Pour Gérard Cartier, ce projet est très ancien. Selon les premières traces avérées, quelques unes ont été publiée dans une revue en 1994. “J’ai longtemps conservé sans y toucher un manuscrit de soixante-quatre poèmes.” dit l’auteur. D’où ce roman-poème — qui s’émancipe du prosaïsme et devient une sorte d’allusion au Voyage de Bougainville –qui est aussi celui d’une enfant en construction. Elle grandit, découvre le monde et s’émancipe. C’est aussi le roman de père à qui elle échappe peu à peu au moyen d’images changées car changeantes en une suite de métamorphoses.
Par exemple, dès l’origine voici “Mara dans les neiges exposée au Vercors / frissonnant en langes dans sa tour d’abandon // chauve laiteuse la voix accordée aux viscères / Mara en cornette enfantée d’une morte.” Mais le lecteur ne se trompe pas, ni se limite à une telle vision. Pour Mara, le monde peut devenir beau même si parfois elle semble le fixer d’un œil dans la fente d’un mur pour le voir.
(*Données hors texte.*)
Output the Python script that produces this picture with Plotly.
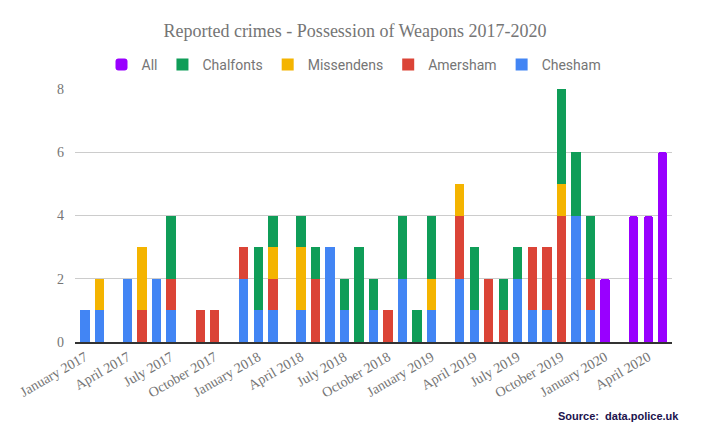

De plus, pour le comprendre, elle met des mots dessus tandis que ceux de l’auteur prolongent ses transfigurations dans une vérité “en dépit du mensonge où il faut pourtant se cacher”, écrit-il.
Non seulement il analyse la vie, le réel mais aussi l’image loin de la narration. Son oeuvre crée une forme de figuratif paradoxal là où Grenoble veille, place St Bruno, les bu, le VFD et biens d’allusions aux poètes dont Leopardi et Zanzotto (la ville est presque italienne) . S’y mêlent différents plans et divers points de vue. L’objectif n’est pas en une telle approche d’éliminer la temporalité et les ordres mais de les rapprocher en un même plan.
Les compositions des poèmes offrent chaque fois — plus ou moins flous enchaînées — un sort de tableau de latence par un hypothétique agencement de sens où quelque chose pourrait se cacher et en ressurgir à tout moment. Chaque poème est donc construit de détails mis en relation au sein d’éléments du réel proposés dans des formes généralement simples mais pas forcément et instantanément reconnaissables. Se voit ainsi ce que l’on peut voir et pas forcément ce qui va (ou irait) de soi.
Parlons alors de dramaturgies capables de mettre le monde en mouvements au sein de scènes étranges et dans lesquelles le travail de constructions — à travers entre autres et par exemple des changements d’échelle — donne un rythme à chaque ensemble. Cette mise en œuvre ouvre donc concrètement la spatialité idéale à ce qui tient par feintes de récits en un chant absolu. “Oubliant / les noms et les lieux”, il devient un des “fleuves qui n’ont pas de nom / et se perdent dans l’hiver”.
Mais il y a autant d’étés au-dessus des jardins où se distingue “un rire un bouquet d’orties blanches / minuscules fleurs épilées”. Elles peuvent comme l’héroïne se frotter à l’absence sans oublier la brûlure. Et c’est entre mensonge et vérité que jaillit une surréalité.
jean-paul gavard-perret
Gérard Cartier, Le roman de Mara, Tarabuste, mai 2024, 140 p. — 14,00 €.